Albania—IMF Discussion with Government on 2009 Budget in an Unsettled Global Financial EnvironmentSeptember 23, 2008
This statement presents the conclusions of an IMF mission that visited Albania September 17–23, 2008 to discuss with the authorities 2008 budget execution, the 2009 budget, monetary and financial sector policy, and progress in structural reforms, notably the privatization of the electricity distribution company.
Macroeconomic trends remain favorable, with buoyant growth of some 6 percent projected for this year and next, and inflation well within the Bank of Albania’s (BoA) target range. Meanwhile, international studies have recently highlighted the improved business climate. However, these achievements are taking place against the backdrop of unsettled global financial markets. With Albania increasingly a partner in the global economy, this calls for prudent economic and financial policies going forward, all the more so in an election year.
Turning to the 2008 budget, despite improvements in implementation rates, capital spending still falls short of budget plans and at current trends the 2008 deficit would come in below the targeted 5.2 percent of GDP. While the tighter fiscal stance has supported the BoA’s efforts to ensure price stability, and limited the current account deficit from expanding even further, it also risks under funding priority sectors. Accordingly, the mission calls on the authorities to expeditiously review actual spending to ensure sufficient attention to investment priority areas, if needed through another supplementary budget.

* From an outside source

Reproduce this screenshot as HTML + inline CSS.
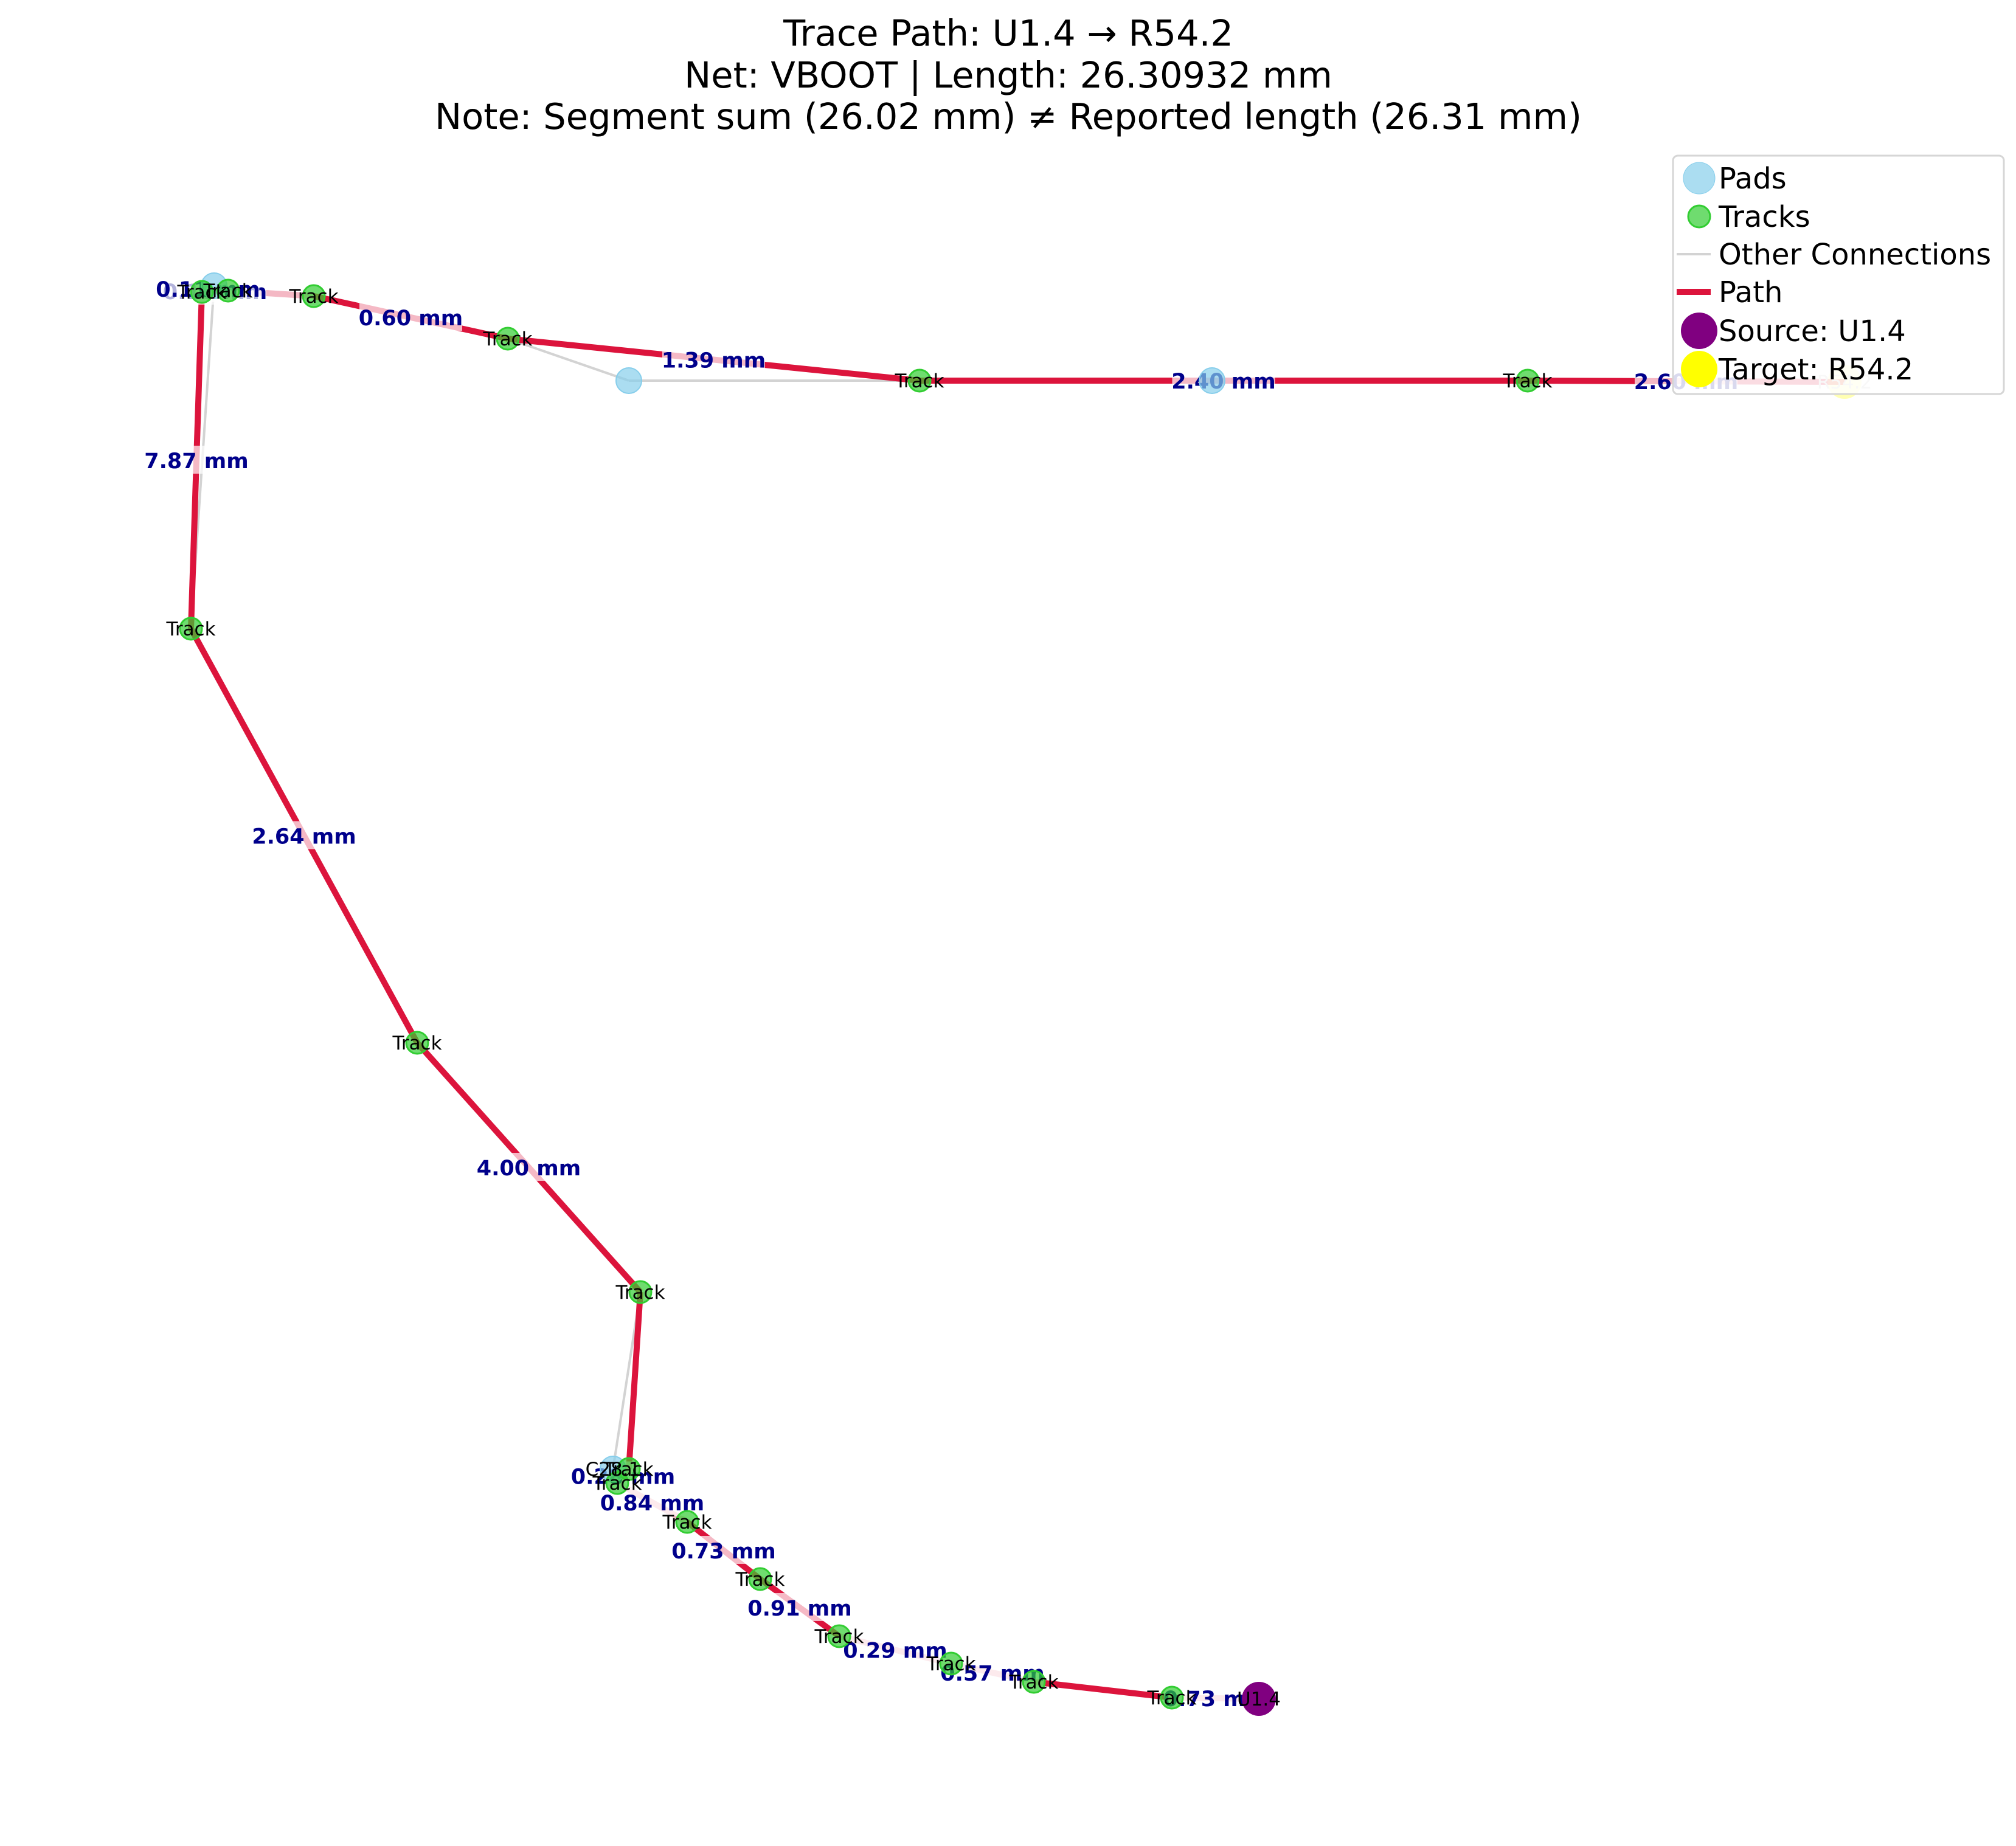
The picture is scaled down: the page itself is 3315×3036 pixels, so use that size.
<!DOCTYPE html>
<html><head><meta charset="utf-8"><style>
html,body{margin:0;padding:0;background:#fff;}
svg{display:block;font-family:"DejaVu Sans","Liberation Sans",sans-serif;}
</style></head><body>
<svg id="chart" width="3315" height="3036" viewBox="0 0 3315 3036" xmlns="http://www.w3.org/2000/svg">
<g font-size="59" text-anchor="middle" fill="#000">
<text x="1658" y="75">Trace Path: U1.4 → R54.2</text>
<text x="1658" y="144">Net: VBOOT | Length: 26.30932 mm</text>
<text x="1658" y="212">Note: Segment sum (26.02 mm) ≠ Reported length (26.31 mm)</text>
</g>
<g id="other"></g>
<g id="path"></g>
<g id="elabels"></g>
<g id="nodes"></g>
<g id="nlabels"></g>
<g>
<rect x="2751" y="256" width="544" height="392" rx="8" fill="#fff" fill-opacity="0.85" stroke="#d6d6d6" stroke-width="3"/>
<g font-size="48" fill="#000">
<circle cx="2794" cy="293" r="26" fill="#87ceeb" fill-opacity="0.7" stroke="#87ceeb"/><text x="2826" y="310">Pads</text>
<circle cx="2794" cy="356" r="18" fill="#32cd32" fill-opacity="0.7" stroke="#32cd32" stroke-width="3"/><text x="2826" y="373">Tracks</text>
<line x1="2757" y1="418" x2="2813" y2="418" stroke="#d3d3d3" stroke-width="4"/><text x="2826" y="435">Other Connections</text>
<line x1="2757" y1="480" x2="2813" y2="480" stroke="#dc143c" stroke-width="10"/><text x="2826" y="497">Path</text>
<circle cx="2794" cy="544" r="30" fill="#800080"/><text x="2826" y="561">Source: U1.4</text>
<circle cx="2794" cy="607" r="30" fill="#ffff00"/><text x="2826" y="624">Target: R54.2</text>
</g></g>
</svg>
<script>
// node data (board coords, mm-like units)
const nodeNames = ["A","PadA","B","C","D","PadD","E","PadE","F","TGT","G","H","I","PadI","J","K","L","M","N","O","P","Q","SRC"];
const nodeX = [0.32,0.52,0.75,2.16,5.35,7.34,12.12,16.93,22.12,27.33,0.14,3.86,7.53,7.08,7.34,7.15,8.30,9.50,10.80,12.64,14.00,16.27,17.70];
const nodeY = [4.80,4.70,4.78,4.87,5.57,6.26,6.26,6.26,6.26,6.28,10.34,17.15,21.25,24.16,24.16,24.39,25.03,25.97,26.91,27.36,27.66,27.92,27.94];
const nodeKind = ["track","pad","track","track","track","pad","track","pad","track","target","track","track","track","pad","track","track","track","track","track","track","track","track","source"];
const nodeLabel = ["Track","","Track","Track","Track","","Track","","Track","R54.2","Track","Track","Track","C28.1","Track","Track","Track","Track","Track","Track","Track","Track","U1.4"];
// path edges (from index, to index), colour style, segment label
const pathFrom = [22,21,20,19,18,17,16,15,14,12,11,10,0,2,3,4,6,8];
const pathTo   = [21,20,19,18,17,16,15,14,12,11,10,0,2,3,4,6,8,9];
const pathPink = [1,0,1,1,0,0,1,0,0,0,0,0,1,1,0,0,0,0];
const segLabels = ["0.73 mm","","0.57 mm","0.29 mm","0.91 mm","0.73 mm","0.84 mm","0.28 mm","","4.00 mm","2.64 mm","7.87 mm","0.16 mm","","0.60 mm","1.39 mm","2.40 mm","2.60 mm"];
const otherFrom = [1,4,5,12,1];
const otherTo   = [10,5,6,13,0];
const extraLabelText = ["0.11 mm"];
const extraLabelFrom = [0];
const extraLabelTo = [1];

const sx = v => 300 + v*100;
const sy = v => v*100;
const NS = "http://www.w3.org/2000/svg";
function mk(tag, attrs, parent){const e=document.createElementNS(NS,tag);for(const k in attrs)e.setAttribute(k,attrs[k]);parent.appendChild(e);return e;}
const gO=document.getElementById('other'),gP=document.getElementById('path'),gE=document.getElementById('elabels'),gN=document.getElementById('nodes'),gL=document.getElementById('nlabels');

for(let i=0;i<otherFrom.length;i++){
  const a=otherFrom[i],b=otherTo[i];
  const l=mk('line',{x1:sx(nodeX[a]),y1:sy(nodeY[a]),x2:sx(nodeX[b]),y2:sy(nodeY[b]),stroke:'#d3d3d3','stroke-width':4},gO);
  
  
}
function edgeLabel(a,b,t){
  if(!t)return;
  const x=(sx(nodeX[a])+sx(nodeX[b]))/2, y=(sy(nodeY[a])+sy(nodeY[b]))/2;
  const w=t.length*23+8;
  const r=mk('rect',{x:x-w/2,y:y-24,width:w,height:46,fill:'#fff','fill-opacity':0.7},gE);
  
  
  const tx=mk('text',{x:x,y:y+13,'text-anchor':'middle','font-size':35,'font-weight':'bold',fill:'#00008b'},gE);
  tx.textContent=t;
  
  
}
for(let i=0;i<pathFrom.length;i++){
  const a=pathFrom[i],b=pathTo[i];
  const l=mk('line',{x1:sx(nodeX[a]),y1:sy(nodeY[a]),x2:sx(nodeX[b]),y2:sy(nodeY[b]),stroke:pathPink[i]?'#f4b8c4':'#dc143c','stroke-width':10},gP);
  
  
  edgeLabel(a,b,segLabels[i]);
}
for(let i=0;i<extraLabelText.length;i++)edgeLabel(extraLabelFrom[i],extraLabelTo[i],extraLabelText[i]);

const order=[];
nodeKind.forEach((k,i)=>{if(k==='pad')order.push(i);});
nodeKind.forEach((k,i)=>{if(k!=='pad')order.push(i);});
for(const i of order){
  const k=nodeKind[i];let attrs={cx:sx(nodeX[i]),cy:sy(nodeY[i])};
  if(k==='pad')Object.assign(attrs,{r:21,fill:'#87ceeb','fill-opacity':0.7,stroke:'#87ceeb','stroke-width':2});
  else if(k==='track')Object.assign(attrs,{r:18,fill:'#32cd32','fill-opacity':0.7,stroke:'#32cd32','stroke-width':3});
  else if(k==='source')Object.assign(attrs,{r:28,fill:'#800080'});
  else Object.assign(attrs,{r:28,fill:'#ffff00','fill-opacity':0.3});
  const c=mk('circle',attrs,gN);
  
  
}
for(let i=0;i<nodeLabel.length;i++){
  if(!nodeLabel[i])continue;
  const t=mk('text',{x:sx(nodeX[i]),y:sy(nodeY[i])+11,'text-anchor':'middle','font-size':31,fill:nodeKind[i]==='target'?'#ccc':'#000'},gL);
  t.textContent=nodeLabel[i];
  
  
}
</script>
</body></html>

To further macroeconomic stability, especially in the current unsettled global financial environment, it is imperative to avoid fiscal stimulus in 2009. At the current juncture, we recommend limiting the 2009 deficit to some 3–3½ percent of GDP. Further into the future, and after the IMF program expires, the authorities are encouraged to commit to a clear fiscal rule to anchor policy and underpin the envisaged access to international capital markets.
We endorse the recent approval by the BoA of additional banking supervision regulations, in particular on increased provisioning for foreign currency lending, which should help rein in credit growth and current account deficits. Looking ahead, we encourage the BoA to undertake even more high-frequency monitoring of banking system transactions, including foreign currency exposure. The BoA should also continue its efforts at establishing memoranda of understanding with home country bank supervisors. As in the past, the BoA should stand ready to counter any deterioration of inflation expectations, including through interest rate hikes.
Formalizing the informal economy in Albania is an important goal. However, this should not rely on administratively burdensome regulations that only add new room for discretion and corruption. Instead, measures that encourage self compliance are called for. In this context, we advise against reducing the social security contribution rates. The fiscal space should rather be reserved for financing a pension reform that could improve the link between contributions and benefits and thus provide important incentives for self enforcement.
Large uncertainties remain in the national accounts data and we urge INSTAT to continue to make good use of the available external technical assistance in this area.
The mission welcomes the launch of the privatization process for the electricity distribution company. Irrespective of that process, it will be important to maintain the momentum and continue to improve the collection and loss performance; despite recent progress, collection rates are still below targets, in part reflecting nonpayment by public institutions. To limit new losses of KESH—and in line with the current PRGF/EFF supported program—it is essential that the existing limit on electricity imports be respected.
An IMF review mission will visit Tirana in early November. Provided understandings on policies, including the 2009 budget, are reached, it is expected that the sixth and final review under the program will be presented to the IMF’s Executive Board in January 2009.
The mission would like to thank the authorities for their continued close cooperation and warm hospitality.